SET EXERCISE: Reproduce the data that follows in its entirety, character for character.

═══ INPUT ROWS ═══

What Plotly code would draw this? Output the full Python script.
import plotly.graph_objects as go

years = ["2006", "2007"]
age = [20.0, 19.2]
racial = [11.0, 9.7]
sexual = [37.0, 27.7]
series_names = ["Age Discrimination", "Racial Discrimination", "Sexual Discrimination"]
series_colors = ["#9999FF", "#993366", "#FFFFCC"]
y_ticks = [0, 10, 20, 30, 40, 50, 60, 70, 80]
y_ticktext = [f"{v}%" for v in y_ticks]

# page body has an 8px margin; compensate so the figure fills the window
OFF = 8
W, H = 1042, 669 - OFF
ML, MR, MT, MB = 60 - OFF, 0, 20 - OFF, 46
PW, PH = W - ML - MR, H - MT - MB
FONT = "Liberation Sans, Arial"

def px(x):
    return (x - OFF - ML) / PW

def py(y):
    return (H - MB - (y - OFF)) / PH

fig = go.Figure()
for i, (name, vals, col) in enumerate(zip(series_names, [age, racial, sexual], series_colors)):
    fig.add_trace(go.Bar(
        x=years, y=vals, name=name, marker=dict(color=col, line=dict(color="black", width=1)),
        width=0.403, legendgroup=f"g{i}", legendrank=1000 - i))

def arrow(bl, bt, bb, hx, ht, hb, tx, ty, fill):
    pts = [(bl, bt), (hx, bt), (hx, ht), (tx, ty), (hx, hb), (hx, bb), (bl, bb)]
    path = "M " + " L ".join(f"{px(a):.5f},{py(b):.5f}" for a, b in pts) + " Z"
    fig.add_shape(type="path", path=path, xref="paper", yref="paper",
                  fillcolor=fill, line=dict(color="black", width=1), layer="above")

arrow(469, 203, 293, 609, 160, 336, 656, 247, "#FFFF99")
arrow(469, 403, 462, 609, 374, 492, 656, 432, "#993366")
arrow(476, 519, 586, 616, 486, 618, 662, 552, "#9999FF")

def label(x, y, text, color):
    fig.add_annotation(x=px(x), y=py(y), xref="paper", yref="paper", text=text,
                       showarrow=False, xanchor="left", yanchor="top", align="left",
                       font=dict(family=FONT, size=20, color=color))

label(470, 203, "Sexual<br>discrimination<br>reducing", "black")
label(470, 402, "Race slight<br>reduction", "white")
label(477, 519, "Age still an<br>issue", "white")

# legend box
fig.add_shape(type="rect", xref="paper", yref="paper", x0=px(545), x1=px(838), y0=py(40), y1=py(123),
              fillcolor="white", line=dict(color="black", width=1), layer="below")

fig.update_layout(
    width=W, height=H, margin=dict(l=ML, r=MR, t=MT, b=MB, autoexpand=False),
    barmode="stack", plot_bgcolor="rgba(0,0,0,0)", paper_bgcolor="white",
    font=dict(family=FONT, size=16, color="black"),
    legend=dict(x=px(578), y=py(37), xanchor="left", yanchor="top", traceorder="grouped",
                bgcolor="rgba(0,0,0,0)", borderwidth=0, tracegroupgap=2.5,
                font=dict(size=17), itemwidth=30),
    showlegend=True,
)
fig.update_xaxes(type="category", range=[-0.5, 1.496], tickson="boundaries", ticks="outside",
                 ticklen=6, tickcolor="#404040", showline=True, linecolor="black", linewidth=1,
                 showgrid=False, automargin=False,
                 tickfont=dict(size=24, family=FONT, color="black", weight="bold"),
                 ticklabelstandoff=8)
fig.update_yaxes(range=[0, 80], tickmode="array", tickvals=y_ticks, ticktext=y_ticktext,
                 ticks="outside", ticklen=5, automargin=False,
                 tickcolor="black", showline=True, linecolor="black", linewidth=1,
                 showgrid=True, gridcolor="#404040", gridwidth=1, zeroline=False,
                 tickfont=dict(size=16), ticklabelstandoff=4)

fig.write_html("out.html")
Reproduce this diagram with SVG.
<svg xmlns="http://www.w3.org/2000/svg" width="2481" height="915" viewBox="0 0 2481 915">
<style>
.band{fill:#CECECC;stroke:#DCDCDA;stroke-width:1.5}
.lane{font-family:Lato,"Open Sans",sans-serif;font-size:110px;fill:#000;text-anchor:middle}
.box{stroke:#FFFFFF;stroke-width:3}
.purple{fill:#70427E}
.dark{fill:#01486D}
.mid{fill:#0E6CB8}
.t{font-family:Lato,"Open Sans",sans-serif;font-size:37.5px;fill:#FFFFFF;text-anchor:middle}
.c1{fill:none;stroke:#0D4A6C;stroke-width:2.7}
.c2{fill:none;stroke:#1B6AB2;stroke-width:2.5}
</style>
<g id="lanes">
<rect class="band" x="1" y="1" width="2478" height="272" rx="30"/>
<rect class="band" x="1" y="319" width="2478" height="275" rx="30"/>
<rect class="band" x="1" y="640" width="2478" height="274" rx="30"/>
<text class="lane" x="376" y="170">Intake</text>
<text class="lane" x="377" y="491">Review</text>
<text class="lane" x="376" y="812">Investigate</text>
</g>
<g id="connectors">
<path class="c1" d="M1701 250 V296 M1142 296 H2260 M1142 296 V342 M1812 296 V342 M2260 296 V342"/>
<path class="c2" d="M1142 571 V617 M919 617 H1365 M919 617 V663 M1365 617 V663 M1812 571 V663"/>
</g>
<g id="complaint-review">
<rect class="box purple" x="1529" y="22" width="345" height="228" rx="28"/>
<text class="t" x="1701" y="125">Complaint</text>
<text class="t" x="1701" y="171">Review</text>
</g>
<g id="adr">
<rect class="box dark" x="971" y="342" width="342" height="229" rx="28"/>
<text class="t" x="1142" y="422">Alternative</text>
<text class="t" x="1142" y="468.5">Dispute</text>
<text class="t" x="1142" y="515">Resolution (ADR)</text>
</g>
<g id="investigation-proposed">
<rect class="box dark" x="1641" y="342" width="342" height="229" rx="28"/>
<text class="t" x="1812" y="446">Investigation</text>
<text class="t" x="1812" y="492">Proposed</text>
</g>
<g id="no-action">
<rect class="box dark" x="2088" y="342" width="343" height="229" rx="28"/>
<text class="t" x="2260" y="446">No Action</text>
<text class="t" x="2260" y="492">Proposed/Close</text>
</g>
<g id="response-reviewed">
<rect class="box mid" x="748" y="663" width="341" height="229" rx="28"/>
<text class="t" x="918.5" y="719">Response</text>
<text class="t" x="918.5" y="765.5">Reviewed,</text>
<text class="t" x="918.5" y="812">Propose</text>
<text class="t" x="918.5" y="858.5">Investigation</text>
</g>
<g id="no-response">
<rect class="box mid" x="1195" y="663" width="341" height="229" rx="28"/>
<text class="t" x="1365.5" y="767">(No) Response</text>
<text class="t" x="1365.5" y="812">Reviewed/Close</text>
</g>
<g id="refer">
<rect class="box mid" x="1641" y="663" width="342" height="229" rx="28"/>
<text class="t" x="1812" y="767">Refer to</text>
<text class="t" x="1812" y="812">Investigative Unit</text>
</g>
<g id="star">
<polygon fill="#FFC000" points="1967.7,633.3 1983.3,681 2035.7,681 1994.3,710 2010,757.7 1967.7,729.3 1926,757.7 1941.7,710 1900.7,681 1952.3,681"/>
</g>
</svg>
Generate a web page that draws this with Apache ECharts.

═══

OUTPUT OF THE TASK:
What Plotly code would draw this? Output the full Python script.
import plotly.graph_objects as go

years = ["2006", "2007"]
age = [20.0, 19.2]
racial = [11.0, 9.7]
sexual = [37.0, 27.7]
series_names = ["Age Discrimination", "Racial Discrimination", "Sexual Discrimination"]
series_colors = ["#9999FF", "#993366", "#FFFFCC"]
y_ticks = [0, 10, 20, 30, 40, 50, 60, 70, 80]
y_ticktext = [f"{v}%" for v in y_ticks]

# page body has an 8px margin; compensate so the figure fills the window
OFF = 8
W, H = 1042, 669 - OFF
ML, MR, MT, MB = 60 - OFF, 0, 20 - OFF, 46
PW, PH = W - ML - MR, H - MT - MB
FONT = "Liberation Sans, Arial"

def px(x):
    return (x - OFF - ML) / PW

def py(y):
    return (H - MB - (y - OFF)) / PH

fig = go.Figure()
for i, (name, vals, col) in enumerate(zip(series_names, [age, racial, sexual], series_colors)):
    fig.add_trace(go.Bar(
        x=years, y=vals, name=name, marker=dict(color=col, line=dict(color="black", width=1)),
        width=0.403, legendgroup=f"g{i}", legendrank=1000 - i))

def arrow(bl, bt, bb, hx, ht, hb, tx, ty, fill):
    pts = [(bl, bt), (hx, bt), (hx, ht), (tx, ty), (hx, hb), (hx, bb), (bl, bb)]
    path = "M " + " L ".join(f"{px(a):.5f},{py(b):.5f}" for a, b in pts) + " Z"
    fig.add_shape(type="path", path=path, xref="paper", yref="paper",
                  fillcolor=fill, line=dict(color="black", width=1), layer="above")

arrow(469, 203, 293, 609, 160, 336, 656, 247, "#FFFF99")
arrow(469, 403, 462, 609, 374, 492, 656, 432, "#993366")
arrow(476, 519, 586, 616, 486, 618, 662, 552, "#9999FF")

def label(x, y, text, color):
    fig.add_annotation(x=px(x), y=py(y), xref="paper", yref="paper", text=text,
                       showarrow=False, xanchor="left", yanchor="top", align="left",
                       font=dict(family=FONT, size=20, color=color))

label(470, 203, "Sexual<br>discrimination<br>reducing", "black")
label(470, 402, "Race slight<br>reduction", "white")
label(477, 519, "Age still an<br>issue", "white")

# legend box
fig.add_shape(type="rect", xref="paper", yref="paper", x0=px(545), x1=px(838), y0=py(40), y1=py(123),
              fillcolor="white", line=dict(color="black", width=1), layer="below")

fig.update_layout(
    width=W, height=H, margin=dict(l=ML, r=MR, t=MT, b=MB, autoexpand=False),
    barmode="stack", plot_bgcolor="rgba(0,0,0,0)", paper_bgcolor="white",
    font=dict(family=FONT, size=16, color="black"),
    legend=dict(x=px(578), y=py(37), xanchor="left", yanchor="top", traceorder="grouped",
                bgcolor="rgba(0,0,0,0)", borderwidth=0, tracegroupgap=2.5,
                font=dict(size=17), itemwidth=30),
    showlegend=True,
)
fig.update_xaxes(type="category", range=[-0.5, 1.496], tickson="boundaries", ticks="outside",
                 ticklen=6, tickcolor="#404040", showline=True, linecolor="black", linewidth=1,
                 showgrid=False, automargin=False,
                 tickfont=dict(size=24, family=FONT, color="black", weight="bold"),
                 ticklabelstandoff=8)
fig.update_yaxes(range=[0, 80], tickmode="array", tickvals=y_ticks, ticktext=y_ticktext,
                 ticks="outside", ticklen=5, automargin=False,
                 tickcolor="black", showline=True, linecolor="black", linewidth=1,
                 showgrid=True, gridcolor="#404040", gridwidth=1, zeroline=False,
                 tickfont=dict(size=16), ticklabelstandoff=4)

fig.write_html("out.html")
Reproduce this diagram with SVG.
<svg xmlns="http://www.w3.org/2000/svg" width="2481" height="915" viewBox="0 0 2481 915">
<style>
.band{fill:#CECECC;stroke:#DCDCDA;stroke-width:1.5}
.lane{font-family:Lato,"Open Sans",sans-serif;font-size:110px;fill:#000;text-anchor:middle}
.box{stroke:#FFFFFF;stroke-width:3}
.purple{fill:#70427E}
.dark{fill:#01486D}
.mid{fill:#0E6CB8}
.t{font-family:Lato,"Open Sans",sans-serif;font-size:37.5px;fill:#FFFFFF;text-anchor:middle}
.c1{fill:none;stroke:#0D4A6C;stroke-width:2.7}
.c2{fill:none;stroke:#1B6AB2;stroke-width:2.5}
</style>
<g id="lanes">
<rect class="band" x="1" y="1" width="2478" height="272" rx="30"/>
<rect class="band" x="1" y="319" width="2478" height="275" rx="30"/>
<rect class="band" x="1" y="640" width="2478" height="274" rx="30"/>
<text class="lane" x="376" y="170">Intake</text>
<text class="lane" x="377" y="491">Review</text>
<text class="lane" x="376" y="812">Investigate</text>
</g>
<g id="connectors">
<path class="c1" d="M1701 250 V296 M1142 296 H2260 M1142 296 V342 M1812 296 V342 M2260 296 V342"/>
<path class="c2" d="M1142 571 V617 M919 617 H1365 M919 617 V663 M1365 617 V663 M1812 571 V663"/>
</g>
<g id="complaint-review">
<rect class="box purple" x="1529" y="22" width="345" height="228" rx="28"/>
<text class="t" x="1701" y="125">Complaint</text>
<text class="t" x="1701" y="171">Review</text>
</g>
<g id="adr">
<rect class="box dark" x="971" y="342" width="342" height="229" rx="28"/>
<text class="t" x="1142" y="422">Alternative</text>
<text class="t" x="1142" y="468.5">Dispute</text>
<text class="t" x="1142" y="515">Resolution (ADR)</text>
</g>
<g id="investigation-proposed">
<rect class="box dark" x="1641" y="342" width="342" height="229" rx="28"/>
<text class="t" x="1812" y="446">Investigation</text>
<text class="t" x="1812" y="492">Proposed</text>
</g>
<g id="no-action">
<rect class="box dark" x="2088" y="342" width="343" height="229" rx="28"/>
<text class="t" x="2260" y="446">No Action</text>
<text class="t" x="2260" y="492">Proposed/Close</text>
</g>
<g id="response-reviewed">
<rect class="box mid" x="748" y="663" width="341" height="229" rx="28"/>
<text class="t" x="918.5" y="719">Response</text>
<text class="t" x="918.5" y="765.5">Reviewed,</text>
<text class="t" x="918.5" y="812">Propose</text>
<text class="t" x="918.5" y="858.5">Investigation</text>
</g>
<g id="no-response">
<rect class="box mid" x="1195" y="663" width="341" height="229" rx="28"/>
<text class="t" x="1365.5" y="767">(No) Response</text>
<text class="t" x="1365.5" y="812">Reviewed/Close</text>
</g>
<g id="refer">
<rect class="box mid" x="1641" y="663" width="342" height="229" rx="28"/>
<text class="t" x="1812" y="767">Refer to</text>
<text class="t" x="1812" y="812">Investigative Unit</text>
</g>
<g id="star">
<polygon fill="#FFC000" points="1967.7,633.3 1983.3,681 2035.7,681 1994.3,710 2010,757.7 1967.7,729.3 1926,757.7 1941.7,710 1900.7,681 1952.3,681"/>
</g>
</svg>
Generate a web page that draws this with Apache ECharts.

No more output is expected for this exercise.